YOUR TASK: In the listing below, locate the lines that hold "chart" and copy them.

DATA SHOWN:

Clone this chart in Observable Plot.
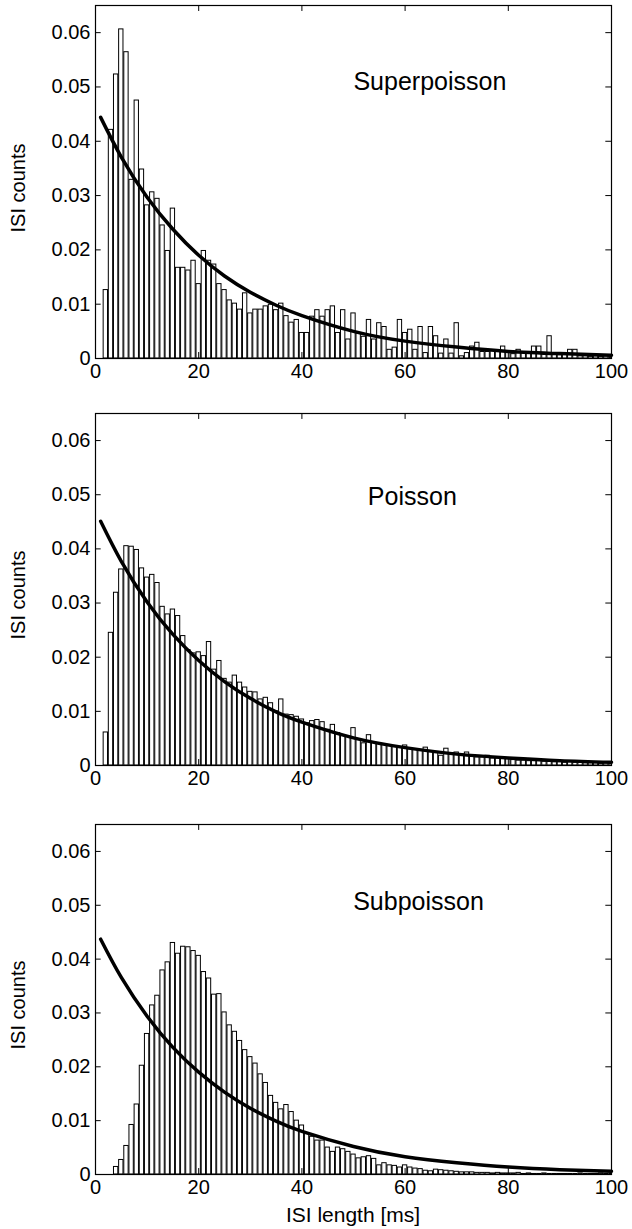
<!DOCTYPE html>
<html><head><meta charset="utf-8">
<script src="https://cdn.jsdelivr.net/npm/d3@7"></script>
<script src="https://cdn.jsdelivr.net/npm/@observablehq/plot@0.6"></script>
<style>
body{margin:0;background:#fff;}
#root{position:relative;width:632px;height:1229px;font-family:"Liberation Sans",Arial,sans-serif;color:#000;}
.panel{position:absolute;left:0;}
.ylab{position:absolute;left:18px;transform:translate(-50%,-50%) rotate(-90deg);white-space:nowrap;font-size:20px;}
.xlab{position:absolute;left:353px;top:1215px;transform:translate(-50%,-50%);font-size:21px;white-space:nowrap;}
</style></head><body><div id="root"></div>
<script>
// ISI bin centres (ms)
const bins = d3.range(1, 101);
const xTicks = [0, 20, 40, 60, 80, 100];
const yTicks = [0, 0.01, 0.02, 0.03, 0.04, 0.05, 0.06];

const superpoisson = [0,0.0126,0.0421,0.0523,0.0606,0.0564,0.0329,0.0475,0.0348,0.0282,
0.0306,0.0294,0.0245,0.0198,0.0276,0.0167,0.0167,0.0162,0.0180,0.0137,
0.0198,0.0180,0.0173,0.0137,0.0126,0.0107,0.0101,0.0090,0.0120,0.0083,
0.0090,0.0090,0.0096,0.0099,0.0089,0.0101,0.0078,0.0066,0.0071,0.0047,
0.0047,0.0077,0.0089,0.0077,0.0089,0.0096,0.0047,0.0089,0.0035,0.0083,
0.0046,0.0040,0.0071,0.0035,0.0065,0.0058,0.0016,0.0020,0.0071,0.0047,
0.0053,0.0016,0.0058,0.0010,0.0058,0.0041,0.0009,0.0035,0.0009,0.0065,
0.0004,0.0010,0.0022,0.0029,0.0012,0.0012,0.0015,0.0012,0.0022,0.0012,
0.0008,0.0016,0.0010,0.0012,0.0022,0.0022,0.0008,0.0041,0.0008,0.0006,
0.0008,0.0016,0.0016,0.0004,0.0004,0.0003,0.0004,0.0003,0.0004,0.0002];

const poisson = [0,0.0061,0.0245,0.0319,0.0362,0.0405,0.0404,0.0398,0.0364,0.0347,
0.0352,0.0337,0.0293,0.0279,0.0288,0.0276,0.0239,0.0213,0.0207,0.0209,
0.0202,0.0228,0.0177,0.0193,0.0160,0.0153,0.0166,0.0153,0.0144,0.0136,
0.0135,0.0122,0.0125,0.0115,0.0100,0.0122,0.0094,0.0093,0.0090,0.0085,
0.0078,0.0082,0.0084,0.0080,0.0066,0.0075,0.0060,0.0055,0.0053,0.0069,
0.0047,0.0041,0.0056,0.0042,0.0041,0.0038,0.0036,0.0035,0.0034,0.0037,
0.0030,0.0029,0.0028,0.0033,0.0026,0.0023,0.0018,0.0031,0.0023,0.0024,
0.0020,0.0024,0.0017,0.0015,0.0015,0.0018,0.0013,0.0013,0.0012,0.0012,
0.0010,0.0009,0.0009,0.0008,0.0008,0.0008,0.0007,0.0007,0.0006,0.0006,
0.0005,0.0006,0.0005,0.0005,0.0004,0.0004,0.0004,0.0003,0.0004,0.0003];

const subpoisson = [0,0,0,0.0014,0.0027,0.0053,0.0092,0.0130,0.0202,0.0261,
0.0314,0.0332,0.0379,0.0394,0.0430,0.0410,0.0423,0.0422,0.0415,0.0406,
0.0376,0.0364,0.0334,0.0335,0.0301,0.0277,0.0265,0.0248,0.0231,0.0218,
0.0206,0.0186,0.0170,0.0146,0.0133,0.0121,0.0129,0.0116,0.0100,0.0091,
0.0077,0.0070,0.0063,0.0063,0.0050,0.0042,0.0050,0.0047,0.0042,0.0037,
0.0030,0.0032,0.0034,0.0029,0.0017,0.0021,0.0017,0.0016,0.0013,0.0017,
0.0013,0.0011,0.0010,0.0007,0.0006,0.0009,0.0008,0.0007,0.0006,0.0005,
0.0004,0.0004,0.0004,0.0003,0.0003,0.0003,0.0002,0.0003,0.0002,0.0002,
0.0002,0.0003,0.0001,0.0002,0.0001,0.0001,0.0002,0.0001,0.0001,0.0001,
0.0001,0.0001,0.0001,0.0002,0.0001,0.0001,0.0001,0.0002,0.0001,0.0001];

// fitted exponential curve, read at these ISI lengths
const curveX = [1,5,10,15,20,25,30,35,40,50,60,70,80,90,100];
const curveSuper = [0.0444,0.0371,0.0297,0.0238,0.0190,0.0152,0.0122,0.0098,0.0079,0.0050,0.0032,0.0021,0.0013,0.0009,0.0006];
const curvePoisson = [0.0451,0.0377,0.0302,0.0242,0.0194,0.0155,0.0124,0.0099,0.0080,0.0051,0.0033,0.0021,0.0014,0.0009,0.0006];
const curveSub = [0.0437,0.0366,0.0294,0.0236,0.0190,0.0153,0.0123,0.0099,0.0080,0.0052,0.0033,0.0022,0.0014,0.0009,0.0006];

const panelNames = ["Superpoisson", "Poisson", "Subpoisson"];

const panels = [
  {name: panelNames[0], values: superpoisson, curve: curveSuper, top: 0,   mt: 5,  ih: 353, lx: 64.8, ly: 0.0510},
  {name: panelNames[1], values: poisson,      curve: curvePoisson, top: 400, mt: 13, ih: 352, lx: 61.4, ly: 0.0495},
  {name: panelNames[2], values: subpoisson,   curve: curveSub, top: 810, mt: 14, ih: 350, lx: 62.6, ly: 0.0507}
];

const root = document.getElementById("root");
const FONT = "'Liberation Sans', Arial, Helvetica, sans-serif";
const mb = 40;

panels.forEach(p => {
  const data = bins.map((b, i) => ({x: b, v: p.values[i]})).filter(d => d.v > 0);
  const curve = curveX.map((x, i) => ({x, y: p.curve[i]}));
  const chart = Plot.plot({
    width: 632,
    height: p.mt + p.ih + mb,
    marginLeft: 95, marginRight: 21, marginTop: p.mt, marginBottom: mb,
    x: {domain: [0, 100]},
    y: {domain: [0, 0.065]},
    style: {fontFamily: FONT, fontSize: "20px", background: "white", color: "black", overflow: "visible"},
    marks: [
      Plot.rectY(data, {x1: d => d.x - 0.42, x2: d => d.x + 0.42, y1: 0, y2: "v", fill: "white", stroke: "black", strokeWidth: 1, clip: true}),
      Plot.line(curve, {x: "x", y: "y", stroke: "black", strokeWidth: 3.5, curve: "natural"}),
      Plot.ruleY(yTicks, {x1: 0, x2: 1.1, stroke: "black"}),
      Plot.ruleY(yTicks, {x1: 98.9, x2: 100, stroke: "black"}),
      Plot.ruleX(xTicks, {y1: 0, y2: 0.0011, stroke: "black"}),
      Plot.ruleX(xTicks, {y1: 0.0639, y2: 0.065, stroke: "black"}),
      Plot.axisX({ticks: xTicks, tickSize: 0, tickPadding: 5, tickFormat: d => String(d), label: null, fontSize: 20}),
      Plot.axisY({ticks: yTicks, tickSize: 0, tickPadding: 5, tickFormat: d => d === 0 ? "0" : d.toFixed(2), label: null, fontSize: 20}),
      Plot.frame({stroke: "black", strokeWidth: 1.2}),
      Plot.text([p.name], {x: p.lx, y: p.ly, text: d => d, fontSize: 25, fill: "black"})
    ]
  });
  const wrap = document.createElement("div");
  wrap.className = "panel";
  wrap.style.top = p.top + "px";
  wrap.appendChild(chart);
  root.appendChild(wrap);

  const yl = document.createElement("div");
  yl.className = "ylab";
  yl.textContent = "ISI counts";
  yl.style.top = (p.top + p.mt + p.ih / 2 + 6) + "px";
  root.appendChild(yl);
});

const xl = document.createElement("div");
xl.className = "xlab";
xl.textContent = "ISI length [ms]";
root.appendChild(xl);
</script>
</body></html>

SOLUTION BELOW:
Clone this chart in Observable Plot.
  const chart = Plot.plot({
  wrap.appendChild(chart);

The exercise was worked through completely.